-- begin PROVIDED ENTRIES --
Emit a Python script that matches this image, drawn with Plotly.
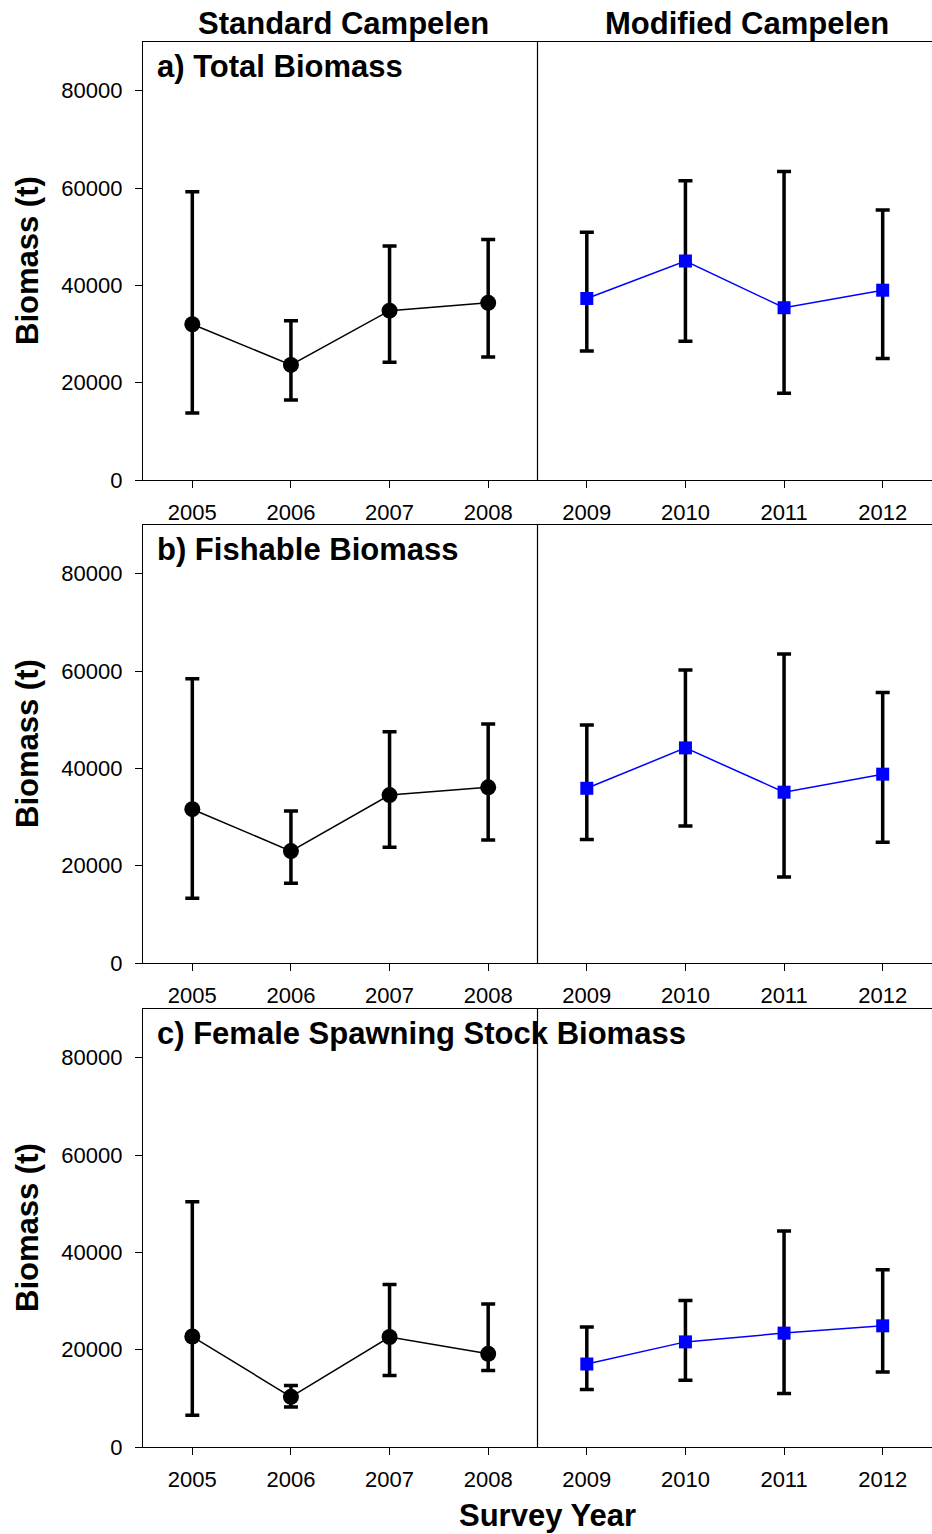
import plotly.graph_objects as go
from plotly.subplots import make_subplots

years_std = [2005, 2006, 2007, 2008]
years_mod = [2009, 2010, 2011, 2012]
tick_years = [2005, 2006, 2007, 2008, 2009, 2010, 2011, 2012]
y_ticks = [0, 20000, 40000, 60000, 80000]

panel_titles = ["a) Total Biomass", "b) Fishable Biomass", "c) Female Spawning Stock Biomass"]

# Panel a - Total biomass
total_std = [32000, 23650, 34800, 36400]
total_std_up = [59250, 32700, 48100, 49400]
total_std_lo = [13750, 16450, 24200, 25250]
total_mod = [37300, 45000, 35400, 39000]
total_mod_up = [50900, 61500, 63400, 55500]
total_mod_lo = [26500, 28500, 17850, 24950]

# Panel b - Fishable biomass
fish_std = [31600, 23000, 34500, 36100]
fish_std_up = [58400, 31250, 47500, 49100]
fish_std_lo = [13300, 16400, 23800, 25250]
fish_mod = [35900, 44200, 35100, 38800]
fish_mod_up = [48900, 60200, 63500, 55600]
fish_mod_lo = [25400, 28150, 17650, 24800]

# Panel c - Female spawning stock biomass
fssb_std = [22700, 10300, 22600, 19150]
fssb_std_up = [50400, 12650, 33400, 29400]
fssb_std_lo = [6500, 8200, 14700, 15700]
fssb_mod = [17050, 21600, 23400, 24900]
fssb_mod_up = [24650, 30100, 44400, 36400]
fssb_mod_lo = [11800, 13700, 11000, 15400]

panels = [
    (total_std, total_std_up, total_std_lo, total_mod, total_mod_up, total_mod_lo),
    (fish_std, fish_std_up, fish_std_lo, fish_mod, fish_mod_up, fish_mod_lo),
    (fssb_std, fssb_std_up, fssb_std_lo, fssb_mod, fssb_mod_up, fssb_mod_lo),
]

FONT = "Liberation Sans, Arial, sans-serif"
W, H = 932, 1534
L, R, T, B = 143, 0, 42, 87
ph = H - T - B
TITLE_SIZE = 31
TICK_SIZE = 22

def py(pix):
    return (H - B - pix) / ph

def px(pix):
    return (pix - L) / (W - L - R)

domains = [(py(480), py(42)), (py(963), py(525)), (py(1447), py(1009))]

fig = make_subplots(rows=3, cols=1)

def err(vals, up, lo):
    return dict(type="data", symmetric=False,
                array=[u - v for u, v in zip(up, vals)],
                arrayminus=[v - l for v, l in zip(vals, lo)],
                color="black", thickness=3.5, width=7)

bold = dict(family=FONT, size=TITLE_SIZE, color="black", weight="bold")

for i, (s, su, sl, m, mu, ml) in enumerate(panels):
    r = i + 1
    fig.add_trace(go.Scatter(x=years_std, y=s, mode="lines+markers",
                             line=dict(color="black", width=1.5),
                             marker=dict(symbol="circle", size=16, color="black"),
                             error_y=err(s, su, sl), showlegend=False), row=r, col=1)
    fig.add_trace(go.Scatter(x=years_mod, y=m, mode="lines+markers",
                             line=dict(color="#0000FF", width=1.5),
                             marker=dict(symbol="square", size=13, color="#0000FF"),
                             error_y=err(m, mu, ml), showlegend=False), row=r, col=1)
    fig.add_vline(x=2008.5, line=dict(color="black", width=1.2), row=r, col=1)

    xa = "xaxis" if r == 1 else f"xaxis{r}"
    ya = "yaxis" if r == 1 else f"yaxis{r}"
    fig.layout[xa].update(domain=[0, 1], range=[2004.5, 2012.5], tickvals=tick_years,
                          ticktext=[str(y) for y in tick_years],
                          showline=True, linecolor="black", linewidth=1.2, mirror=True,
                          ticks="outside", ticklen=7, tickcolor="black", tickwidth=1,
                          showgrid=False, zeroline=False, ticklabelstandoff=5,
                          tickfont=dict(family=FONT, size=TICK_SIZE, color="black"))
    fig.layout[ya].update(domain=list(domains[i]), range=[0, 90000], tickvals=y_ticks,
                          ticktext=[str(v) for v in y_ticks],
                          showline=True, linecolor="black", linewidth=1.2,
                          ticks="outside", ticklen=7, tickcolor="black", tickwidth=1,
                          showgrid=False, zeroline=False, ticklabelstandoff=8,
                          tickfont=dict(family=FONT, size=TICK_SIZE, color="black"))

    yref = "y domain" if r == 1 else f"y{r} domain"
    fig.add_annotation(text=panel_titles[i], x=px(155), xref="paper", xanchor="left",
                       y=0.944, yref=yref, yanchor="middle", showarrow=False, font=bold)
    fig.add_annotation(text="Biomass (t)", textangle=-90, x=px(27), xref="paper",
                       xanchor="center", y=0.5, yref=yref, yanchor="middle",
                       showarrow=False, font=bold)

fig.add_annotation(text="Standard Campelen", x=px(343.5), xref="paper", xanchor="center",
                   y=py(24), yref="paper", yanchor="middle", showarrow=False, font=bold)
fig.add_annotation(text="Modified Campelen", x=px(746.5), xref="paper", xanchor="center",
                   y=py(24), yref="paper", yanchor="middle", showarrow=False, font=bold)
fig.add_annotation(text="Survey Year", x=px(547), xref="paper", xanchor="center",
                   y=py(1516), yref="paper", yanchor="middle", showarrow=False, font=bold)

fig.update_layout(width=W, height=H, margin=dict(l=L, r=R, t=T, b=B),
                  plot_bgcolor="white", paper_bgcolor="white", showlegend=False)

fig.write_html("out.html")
-- end PROVIDED ENTRIES --
-- begin PROVIDED ENTRIES --
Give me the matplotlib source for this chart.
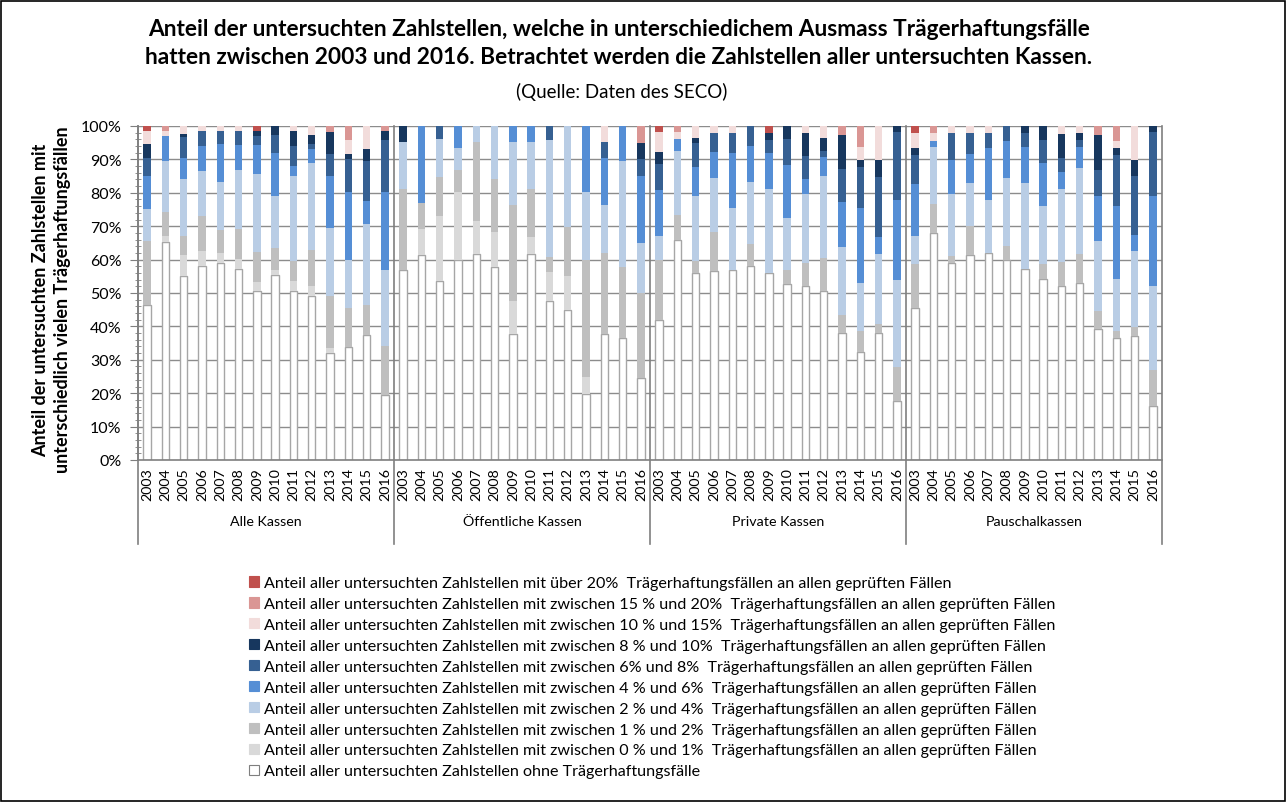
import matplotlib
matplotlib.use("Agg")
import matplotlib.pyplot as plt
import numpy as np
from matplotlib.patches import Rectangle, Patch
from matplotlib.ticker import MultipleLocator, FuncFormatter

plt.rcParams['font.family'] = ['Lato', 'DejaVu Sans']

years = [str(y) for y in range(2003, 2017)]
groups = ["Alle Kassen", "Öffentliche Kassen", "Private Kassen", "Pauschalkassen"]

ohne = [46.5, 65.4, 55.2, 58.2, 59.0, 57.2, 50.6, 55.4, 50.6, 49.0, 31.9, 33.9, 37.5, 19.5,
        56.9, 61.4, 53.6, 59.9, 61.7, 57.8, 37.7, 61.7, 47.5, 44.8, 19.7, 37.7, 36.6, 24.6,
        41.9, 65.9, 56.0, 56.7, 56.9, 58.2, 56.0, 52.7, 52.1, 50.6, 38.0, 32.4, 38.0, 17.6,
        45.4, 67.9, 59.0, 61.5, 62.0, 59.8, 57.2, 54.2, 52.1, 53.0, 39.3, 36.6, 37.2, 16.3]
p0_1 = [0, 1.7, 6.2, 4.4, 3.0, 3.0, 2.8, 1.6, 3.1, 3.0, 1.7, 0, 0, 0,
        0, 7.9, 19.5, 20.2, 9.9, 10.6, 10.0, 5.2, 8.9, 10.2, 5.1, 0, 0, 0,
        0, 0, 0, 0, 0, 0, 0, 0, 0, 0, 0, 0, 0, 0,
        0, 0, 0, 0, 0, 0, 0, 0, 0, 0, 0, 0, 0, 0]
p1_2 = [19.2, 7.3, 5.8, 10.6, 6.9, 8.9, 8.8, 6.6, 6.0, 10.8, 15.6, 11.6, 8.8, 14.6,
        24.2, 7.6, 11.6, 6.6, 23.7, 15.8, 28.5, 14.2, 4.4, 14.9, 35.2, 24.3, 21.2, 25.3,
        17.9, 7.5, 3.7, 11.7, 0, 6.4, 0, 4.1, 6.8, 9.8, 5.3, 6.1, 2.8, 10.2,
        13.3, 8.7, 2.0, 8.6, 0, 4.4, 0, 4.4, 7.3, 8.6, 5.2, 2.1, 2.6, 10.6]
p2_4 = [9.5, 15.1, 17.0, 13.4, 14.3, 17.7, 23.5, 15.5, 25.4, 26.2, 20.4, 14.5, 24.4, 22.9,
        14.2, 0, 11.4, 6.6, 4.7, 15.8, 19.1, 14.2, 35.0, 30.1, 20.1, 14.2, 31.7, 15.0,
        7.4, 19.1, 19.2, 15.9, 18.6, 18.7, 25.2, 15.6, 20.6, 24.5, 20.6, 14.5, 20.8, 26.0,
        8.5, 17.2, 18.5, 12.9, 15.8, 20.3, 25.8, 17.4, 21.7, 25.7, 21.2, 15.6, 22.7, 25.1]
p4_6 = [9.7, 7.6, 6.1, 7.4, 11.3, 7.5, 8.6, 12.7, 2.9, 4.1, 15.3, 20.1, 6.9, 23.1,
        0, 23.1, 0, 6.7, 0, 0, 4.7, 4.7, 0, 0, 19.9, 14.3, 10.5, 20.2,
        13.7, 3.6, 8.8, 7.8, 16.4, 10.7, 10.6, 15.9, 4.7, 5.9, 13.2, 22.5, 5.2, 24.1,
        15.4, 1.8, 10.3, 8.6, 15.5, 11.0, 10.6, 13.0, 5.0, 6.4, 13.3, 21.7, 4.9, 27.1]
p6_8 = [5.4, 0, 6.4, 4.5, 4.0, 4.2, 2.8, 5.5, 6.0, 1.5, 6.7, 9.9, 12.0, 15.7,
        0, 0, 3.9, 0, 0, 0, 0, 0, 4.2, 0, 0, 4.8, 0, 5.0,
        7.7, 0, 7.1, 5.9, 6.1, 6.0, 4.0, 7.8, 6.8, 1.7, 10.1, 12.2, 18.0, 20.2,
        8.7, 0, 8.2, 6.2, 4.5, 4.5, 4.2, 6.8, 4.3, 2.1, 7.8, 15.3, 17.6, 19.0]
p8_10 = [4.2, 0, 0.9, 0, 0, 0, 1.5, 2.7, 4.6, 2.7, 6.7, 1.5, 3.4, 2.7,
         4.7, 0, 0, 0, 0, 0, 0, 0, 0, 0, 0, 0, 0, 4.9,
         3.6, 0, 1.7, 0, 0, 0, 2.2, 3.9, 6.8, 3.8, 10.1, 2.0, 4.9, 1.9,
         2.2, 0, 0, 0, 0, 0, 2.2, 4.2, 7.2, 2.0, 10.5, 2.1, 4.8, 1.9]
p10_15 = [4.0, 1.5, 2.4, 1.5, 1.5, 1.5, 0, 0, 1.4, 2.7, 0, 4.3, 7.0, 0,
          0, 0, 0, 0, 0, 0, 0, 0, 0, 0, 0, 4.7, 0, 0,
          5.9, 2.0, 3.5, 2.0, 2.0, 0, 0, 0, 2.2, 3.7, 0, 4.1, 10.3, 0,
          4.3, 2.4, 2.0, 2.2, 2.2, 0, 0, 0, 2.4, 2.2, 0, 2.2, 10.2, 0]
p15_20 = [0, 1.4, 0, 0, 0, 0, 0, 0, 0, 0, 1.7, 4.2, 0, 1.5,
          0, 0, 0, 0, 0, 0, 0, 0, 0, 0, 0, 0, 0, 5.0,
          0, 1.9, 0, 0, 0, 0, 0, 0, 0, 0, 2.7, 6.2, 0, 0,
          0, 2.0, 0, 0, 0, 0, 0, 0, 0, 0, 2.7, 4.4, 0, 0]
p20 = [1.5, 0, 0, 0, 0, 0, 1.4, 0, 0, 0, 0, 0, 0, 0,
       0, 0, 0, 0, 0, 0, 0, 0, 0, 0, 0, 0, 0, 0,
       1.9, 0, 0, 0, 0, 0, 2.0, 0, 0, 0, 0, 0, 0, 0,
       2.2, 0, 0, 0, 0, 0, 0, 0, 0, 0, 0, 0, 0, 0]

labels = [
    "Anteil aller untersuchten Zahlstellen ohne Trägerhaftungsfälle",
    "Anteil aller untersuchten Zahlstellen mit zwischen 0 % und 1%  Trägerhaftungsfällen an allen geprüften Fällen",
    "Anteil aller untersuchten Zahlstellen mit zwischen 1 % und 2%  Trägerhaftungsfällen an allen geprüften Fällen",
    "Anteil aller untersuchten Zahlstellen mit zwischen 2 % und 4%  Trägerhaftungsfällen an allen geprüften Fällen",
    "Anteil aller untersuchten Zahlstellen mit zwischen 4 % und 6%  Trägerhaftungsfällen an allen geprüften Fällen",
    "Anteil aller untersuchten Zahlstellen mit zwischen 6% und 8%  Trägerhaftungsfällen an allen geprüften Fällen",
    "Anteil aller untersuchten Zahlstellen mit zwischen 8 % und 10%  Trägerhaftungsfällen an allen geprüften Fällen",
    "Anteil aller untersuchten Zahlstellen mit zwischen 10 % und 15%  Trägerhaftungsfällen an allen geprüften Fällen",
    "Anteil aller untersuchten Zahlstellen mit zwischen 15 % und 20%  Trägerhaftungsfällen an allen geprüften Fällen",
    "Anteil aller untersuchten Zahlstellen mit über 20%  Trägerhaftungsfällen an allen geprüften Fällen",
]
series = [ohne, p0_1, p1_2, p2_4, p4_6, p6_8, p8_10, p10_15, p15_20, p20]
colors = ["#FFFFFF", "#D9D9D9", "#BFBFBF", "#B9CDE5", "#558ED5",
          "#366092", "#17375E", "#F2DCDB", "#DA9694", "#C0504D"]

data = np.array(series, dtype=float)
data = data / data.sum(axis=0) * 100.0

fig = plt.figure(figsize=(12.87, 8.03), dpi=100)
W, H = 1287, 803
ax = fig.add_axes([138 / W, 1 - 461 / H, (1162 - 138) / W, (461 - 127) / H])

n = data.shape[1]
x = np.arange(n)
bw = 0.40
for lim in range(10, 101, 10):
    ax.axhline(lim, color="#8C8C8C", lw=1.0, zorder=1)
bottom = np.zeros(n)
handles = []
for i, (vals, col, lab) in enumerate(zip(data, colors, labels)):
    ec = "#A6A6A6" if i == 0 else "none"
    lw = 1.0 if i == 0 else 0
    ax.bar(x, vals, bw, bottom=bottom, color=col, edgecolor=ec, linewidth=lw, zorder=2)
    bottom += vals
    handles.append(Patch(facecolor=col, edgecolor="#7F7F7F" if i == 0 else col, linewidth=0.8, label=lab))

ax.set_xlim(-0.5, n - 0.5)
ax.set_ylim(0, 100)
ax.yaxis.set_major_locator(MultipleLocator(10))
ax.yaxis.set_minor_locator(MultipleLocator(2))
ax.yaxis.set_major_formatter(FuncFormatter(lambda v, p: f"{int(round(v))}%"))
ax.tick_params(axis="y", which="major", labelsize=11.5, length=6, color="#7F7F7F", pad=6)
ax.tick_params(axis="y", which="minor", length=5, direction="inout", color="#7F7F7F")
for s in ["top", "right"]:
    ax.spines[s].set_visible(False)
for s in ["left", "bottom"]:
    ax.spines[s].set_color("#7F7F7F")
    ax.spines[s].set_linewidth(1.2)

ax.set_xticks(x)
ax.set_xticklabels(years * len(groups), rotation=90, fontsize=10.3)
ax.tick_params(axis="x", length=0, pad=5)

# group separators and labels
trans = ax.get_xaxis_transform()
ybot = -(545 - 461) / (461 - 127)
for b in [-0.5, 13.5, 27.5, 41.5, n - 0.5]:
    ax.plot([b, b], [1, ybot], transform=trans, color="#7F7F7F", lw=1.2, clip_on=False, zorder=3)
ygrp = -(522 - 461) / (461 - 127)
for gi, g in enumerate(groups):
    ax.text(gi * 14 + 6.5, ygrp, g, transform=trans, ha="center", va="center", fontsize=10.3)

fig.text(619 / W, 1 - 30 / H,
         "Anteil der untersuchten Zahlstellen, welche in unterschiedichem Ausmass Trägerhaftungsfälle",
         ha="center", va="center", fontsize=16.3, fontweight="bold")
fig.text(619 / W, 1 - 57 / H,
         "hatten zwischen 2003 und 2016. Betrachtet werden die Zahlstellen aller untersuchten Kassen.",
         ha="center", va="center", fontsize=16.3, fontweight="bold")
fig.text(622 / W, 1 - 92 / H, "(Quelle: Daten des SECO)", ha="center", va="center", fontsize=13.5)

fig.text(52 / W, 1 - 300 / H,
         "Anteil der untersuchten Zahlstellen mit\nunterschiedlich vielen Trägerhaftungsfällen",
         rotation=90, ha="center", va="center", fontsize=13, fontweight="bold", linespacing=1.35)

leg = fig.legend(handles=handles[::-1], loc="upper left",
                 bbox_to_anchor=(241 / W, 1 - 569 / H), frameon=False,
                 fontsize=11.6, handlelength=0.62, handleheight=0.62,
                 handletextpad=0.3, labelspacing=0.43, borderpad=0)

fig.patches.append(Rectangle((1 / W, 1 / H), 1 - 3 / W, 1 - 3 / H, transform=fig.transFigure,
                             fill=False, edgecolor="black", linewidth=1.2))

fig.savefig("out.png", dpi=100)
-- end PROVIDED ENTRIES --
YOUR GOAL: In the listing above, find the line with "Emit a Python" and the line with "fish_mod_lo = [25400, 28150, 17650, 24800]". Set down both and every line between them, minus the pictures.

ANSWER TO THIS TASK:
Emit a Python script that matches this image, drawn with Plotly.
import plotly.graph_objects as go
from plotly.subplots import make_subplots

years_std = [2005, 2006, 2007, 2008]
years_mod = [2009, 2010, 2011, 2012]
tick_years = [2005, 2006, 2007, 2008, 2009, 2010, 2011, 2012]
y_ticks = [0, 20000, 40000, 60000, 80000]

panel_titles = ["a) Total Biomass", "b) Fishable Biomass", "c) Female Spawning Stock Biomass"]

# Panel a - Total biomass
total_std = [32000, 23650, 34800, 36400]
total_std_up = [59250, 32700, 48100, 49400]
total_std_lo = [13750, 16450, 24200, 25250]
total_mod = [37300, 45000, 35400, 39000]
total_mod_up = [50900, 61500, 63400, 55500]
total_mod_lo = [26500, 28500, 17850, 24950]

# Panel b - Fishable biomass
fish_std = [31600, 23000, 34500, 36100]
fish_std_up = [58400, 31250, 47500, 49100]
fish_std_lo = [13300, 16400, 23800, 25250]
fish_mod = [35900, 44200, 35100, 38800]
fish_mod_up = [48900, 60200, 63500, 55600]
fish_mod_lo = [25400, 28150, 17650, 24800]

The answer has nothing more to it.